I’ll be honest – this CD confuses me. It’s in a slim jewel case with no information about who released it. The cover has a picture of Lil’ Wayne with “The Carter III” written on it, but when I put the disc in my computer, itunes called it “The Leak” (not to be confused with the EP of the same name released electronically in December). It isn’t a mixtape, per se – where’s the loud cover? Where are the DJ shout-outs? Where’s Young Money’s commentary? From what I can gather from the Internet, this is a collection of leaked material from the “Carter III” sessions that Wayne decided to release as a mixtape. What really confuses me is how this fits in with Wayne’s other mixtape releases this year, or how these mixtapes work with his business plan in general. Who pays for his studio time? Who pays the producer? How do you make money when you pay Kanye for a beat and then release it on a mixtape? Most importantly, how does Universal, his record label, feel about all of this?
There is no question that Wayne is on the roll of a lifetime. He is going through an insanely prolific creative streak, even by hip hop’s album-a-year standards. He has recorded and released a bajillion songs in 2007, and almost as many mixtapes. He has also been on practically every album released last year, offering his croaky voice to artists as diverse as Jay-Z and Little Brother. After labeling himself the Best Rapper Alive a few years ago, he is on a mission to prove it, and he has definitely built up a solid body of work to prove his claim.
Lil’ Wayne reminds of the late writer Charles Bukowski. Both men produced mountains of work, and both men seemed to believe that almost anything they put down was worth publishing. Bukowski put out a million books and books of poetry that were all pretty much about him being a drunken asshole; Weezy, by comparison, has laid down hours of music in which he raps about money, jewels, weed, and bitches. From what I understand, he never writes his raps down, and instead free associates his rhymes while the tape is rolling. In the hands of a lesser talent, the end result wouldn’t any good, but Wayne makes it work. He manages to make even the most dubious rhyme schemes and lyrics sound good. On “Kush” he raps:
“You can’t find me ’cause I’m lost in the music
I’m runnin’ this and I can jump the hurdles
I feel like I’m racing a bunch of little turtles
Keep a bandana like the Ninja Turtles
I’m like a turtle, when I sip the purple”

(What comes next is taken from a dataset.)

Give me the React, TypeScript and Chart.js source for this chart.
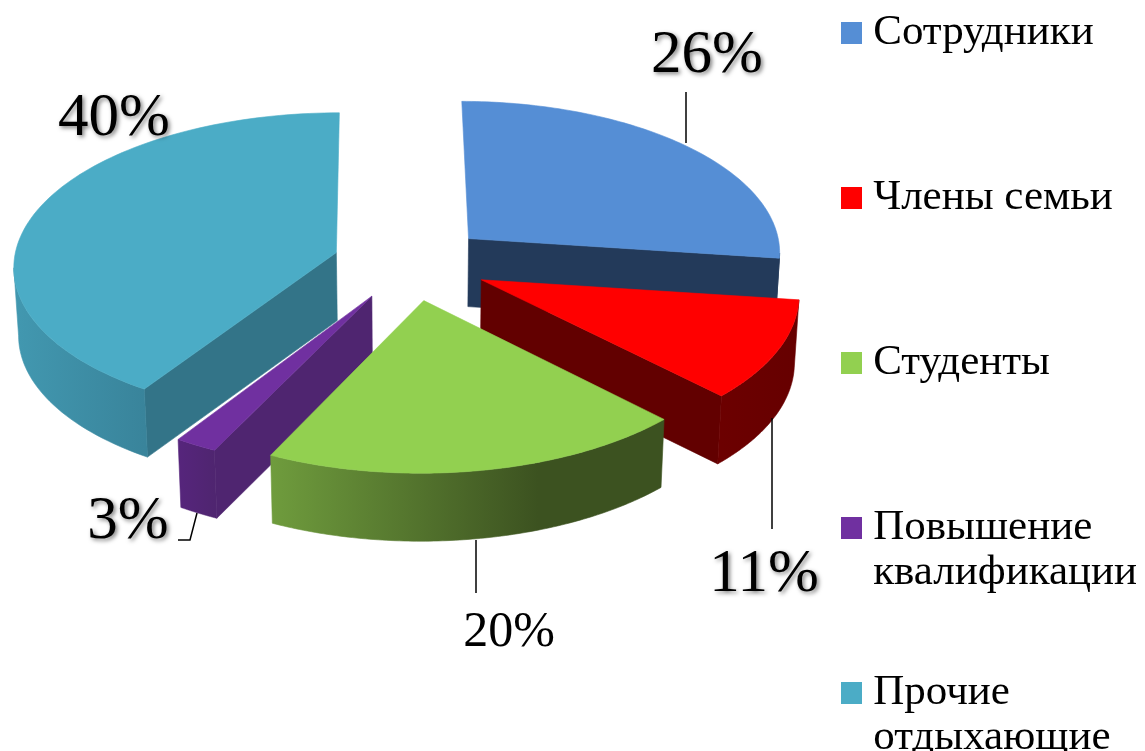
import React, { useEffect, useRef } from "react";
import { Chart, registerables } from "chart.js";

Chart.register(...registerables);

const categories: string[][] = [
  ["Сотрудники", ""],
  ["Члены семьи", ""],
  ["Студенты", ""],
  ["Повышение", "квалификации"],
  ["Прочие", "отдыхающие"],
];
const shares = [26, 11, 20, 3, 40];
const sliceColors = ["#558ed5", "#ff0000", "#92d050", "#7030a0", "#4bacc6"];
const wallColors = ["#233a5a", "#620000", "#3c5220", "#4f2570", "#337488"];
const rimLeft = ["#233a5a", "#6c0000", "#6f9c3d", "#56257c", "#4298b0"];
const rimRight = ["#233a5a", "#660000", "#3c5220", "#4f2570", "#39849b"];
const labelFont = [61, 61, 50, 61, 61];
const labelShadow = [true, true, false, true, true];
const labelAt = [
  [707, 56],
  [764, 575],
  [509, 633],
  [128, 522],
  [114, 119],
];
const leaders = [
  [[686, 92], [686, 143]],
  [[772, 418], [772, 529]],
  [[476, 540], [476, 593]],
  [[178, 540], [190, 540], [197, 513]],
  [],
];
// 3-D view distortion of the slice boundaries, degrees (first boundary, then each slice's end)
const boundaryTwist = [-0.5, 3.9, 2.3, 0.8, -3, -0.5];

const CANVAS_W = 1147;
const CANVAS_H = 1000;
const RADIUS = 318;
const EXPLODE = 78;
const ORIGIN = [411, 263];
const TILT = 0.479;
const PERSPECTIVE = 0.0807;
const PERSPECTIVE_X = 0.01;
const DEPTH = 68;
const BOTTOM_SHRINK = 0.988;

type P = [number, number];

function project(X: number, Y: number, R: number): P {
  const d = 1 - (PERSPECTIVE * Y) / R + (PERSPECTIVE_X * X) / R;
  return [ORIGIN[0] + X / d, ORIGIN[1] + (TILT * Y) / d];
}
function lower(p: P): P {
  return [ORIGIN[0] + (p[0] - ORIGIN[0]) * BOTTOM_SHRINK, p[1] + DEPTH];
}
function poly(ctx: CanvasRenderingContext2D, pts: P[], fill: string | CanvasGradient) {
  ctx.beginPath();
  pts.forEach((p, i) => (i ? ctx.lineTo(p[0], p[1]) : ctx.moveTo(p[0], p[1])));
  ctx.closePath();
  ctx.fillStyle = fill;
  ctx.fill();
  ctx.strokeStyle = fill;
  ctx.lineWidth = 0.6;
  ctx.stroke();
}

const drawOrder = [0, 4, 1, 3, 2];
const DEG = Math.PI / 180;

const pie3d = {
  id: "pie3d",
  beforeDatasetsDraw(chart: any) {
    const ctx: CanvasRenderingContext2D = chart.ctx;
    const arcs = chart.getDatasetMeta(0).data;
    for (const i of drawOrder) {
      const arc = arcs[i];
      const R = arc.outerRadius;
      const a0 = arc.startAngle + boundaryTwist[i] * DEG;
      const a1 = arc.endAngle + boundaryTwist[i + 1] * DEG;
      const mid = (a0 + a1) / 2;
      const off = arc.options.offset;
      const ox = off * Math.cos(mid);
      const oy = off * Math.sin(mid);
      const at = (a: number) => project(ox + R * Math.cos(a), oy + R * Math.sin(a), R);
      const apex = project(ox, oy, R);
      const n = 100;
      const rim: P[] = [];
      let front: P[] = [];
      for (let k = 0; k <= n; k++) {
        const a = a0 + ((a1 - a0) * k) / n;
        const p = at(a);
        rim.push(p);
        if (Math.sin(a) >= -0.25) front.push(p);
      }
      // keep the outer wall between the silhouette points of the slice
      if (front.length > 1) {
        const xs = front.map((p) => p[0]);
        const iMin = xs.indexOf(Math.min(...xs));
        const iMax = xs.indexOf(Math.max(...xs));
        const last = front.length - 1;
        if (iMin > 0 && iMin < last) front = front.slice(0, iMin + 1);
        else if (iMax > 0 && iMax < last) front = front.slice(iMax);
      }
      const sA = at(a0);
      const sB = at(a1);
      const startVisible = Math.sin(a0 - Math.PI / 2) > 0.05;
      const endVisible = Math.sin(a1 + Math.PI / 2) > 0;
      if (endVisible) poly(ctx, [apex, sB, lower(sB), lower(apex)], wallColors[i]);
      if (startVisible) poly(ctx, [apex, sA, lower(sA), lower(apex)], wallColors[i]);
      if (front.length > 1) {
        const xs = front.map((p) => p[0]);
        const g = ctx.createLinearGradient(Math.min(...xs), 0, Math.max(...xs), 0);
        g.addColorStop(0, rimLeft[i]);
        g.addColorStop(i === 2 ? 0.68 : 1, rimRight[i]);
        g.addColorStop(1, rimRight[i]);
        poly(ctx, [...front, ...front.slice().reverse().map(lower)], g);
      }
      poly(ctx, [apex, ...rim], arc.options.backgroundColor);
    }
    return false;
  },
  afterDraw(chart: any) {
    const ctx: CanvasRenderingContext2D = chart.ctx;
    ctx.save();
    ctx.strokeStyle = "#000";
    ctx.lineWidth = 1.5;
    leaders.forEach((line) => {
      ctx.beginPath();
      line.forEach((p, k) => (k ? ctx.lineTo(p[0], p[1]) : ctx.moveTo(p[0], p[1])));
      ctx.stroke();
    });
    ctx.textAlign = "center";
    ctx.textBaseline = "middle";
    ctx.fillStyle = "#000";
    shares.forEach((v, i) => {
      ctx.font = `${labelFont[i]}px "Liberation Serif"`;
      ctx.shadowColor = labelShadow[i] ? "rgba(0,0,0,0.5)" : "transparent";
      ctx.shadowBlur = labelShadow[i] ? 4 : 0;
      ctx.shadowOffsetX = labelShadow[i] ? 2 : 0;
      ctx.shadowOffsetY = labelShadow[i] ? 2 : 0;
      ctx.fillText(`${v}%`, labelAt[i][0], labelAt[i][1]);
    });
    ctx.restore();
  },
};

function swatch(color: string): HTMLCanvasElement {
  const c = document.createElement("canvas");
  c.width = 21;
  c.height = 22;
  const x = c.getContext("2d")!;
  x.fillStyle = color;
  x.fillRect(0, 0, 21, 22);
  return c;
}

export default function App() {
  const ref = useRef<HTMLCanvasElement>(null);
  useEffect(() => {
    document.body.style.margin = "0";
    document.body.style.background = "#fff";
    const chart = new Chart(ref.current!, {
      type: "pie",
      data: {
        labels: categories as any,
        datasets: [
          {
            data: shares,
            backgroundColor: sliceColors,
            borderWidth: 0,
            offset: EXPLODE,
          },
        ],
      },
      options: {
        responsive: false,
        animation: false,
        radius: RADIUS,
        layout: { padding: { top: -64 } },
        plugins: {
          tooltip: { enabled: false },
          legend: {
            position: "right",
            align: "start",
            labels: {
              font: { family: '"Liberation Serif"', size: 43, lineHeight: "45px" },
              color: "#111",
              padding: 75,
              usePointStyle: true,
              pointStyleWidth: 0.01,
              boxHeight: 22,
              generateLabels: () =>
                categories.map((text, i) => ({
                  text,
                  fillStyle: sliceColors[i],
                  strokeStyle: sliceColors[i],
                  lineWidth: 0,
                  hidden: false,
                  index: i,
                  pointStyle: swatch(sliceColors[i]),
                })) as any,
            },
          },
        },
      } as any,
      plugins: [pie3d],
    });
    return () => chart.destroy();
  }, []);
  return (
    <div style={{ width: 1145, height: 751, overflow: "hidden", position: "relative" }}>
      <canvas ref={ref} width={CANVAS_W} height={CANVAS_H} style={{ display: "block" }} />
    </div>
  );
}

If any other rapper tried to rhyme “turtle” three times in a row it would irritate the hell out of me. With Wayne, it sounds right. While his subject matter may not push the limits, his rhyming does. Lil’ Wayne is the master of one-liners and clever twists of phrase, which means that even when he’s rapping about nothing it still sounds brilliant.
The centerpiece of the album is the psychedelic drug opus “I Feel Like Dying.” The beat is an agonizingly slow reworking of indie-folk singer Karma’s “Once,” flipping her tale of addiction and codependence into a chorus of “Only when the drugs are gone/I feel like dying.” Wayne is at his tripped-out best, croaking lines like:
“I can mingle with the stars & throw a party on Mars
I am a prisoner locked up behind Xanax bars
I have just boarded a plane without a pilot
And violets are blue
Roses are red
Daisies are yellow
The flowers are dead
Wish I can give you this feeling that I feel like buying
And if my dealer don’t have no more, then (I feel like dying)”
Out of the 23 tracks on this disc, only a couple are less than stellar. By and large the beats are amazing, and Wayne is totally on point with his lyrics. “Diamonds and Girls” is an ode to jewelry built around a Prince sample; “Did It Before” features a soulful Kanye beat; “Money Ova Here” is pure Houston; and “Zoo” has a sparse and sinister beat, with Mack Maine and Wayne declaring “We just two niggas from the same hood/Fell from the same tree/Cut from the same wool/He the young lion and I’m the young bull/ Welcome to the zoo.” Unlike most mixtapes, there is no DJ shouting bullshit over the tracks, and as near as I can tell the beats are almost all original. Because of this, “The Leak” is not only one of the best mixtapes of 2007, it is also one of the best ALBUMS of 2007. If these are Wayne’s throw-aways, I can’t wait to hear what makes it onto the official “Carter III.”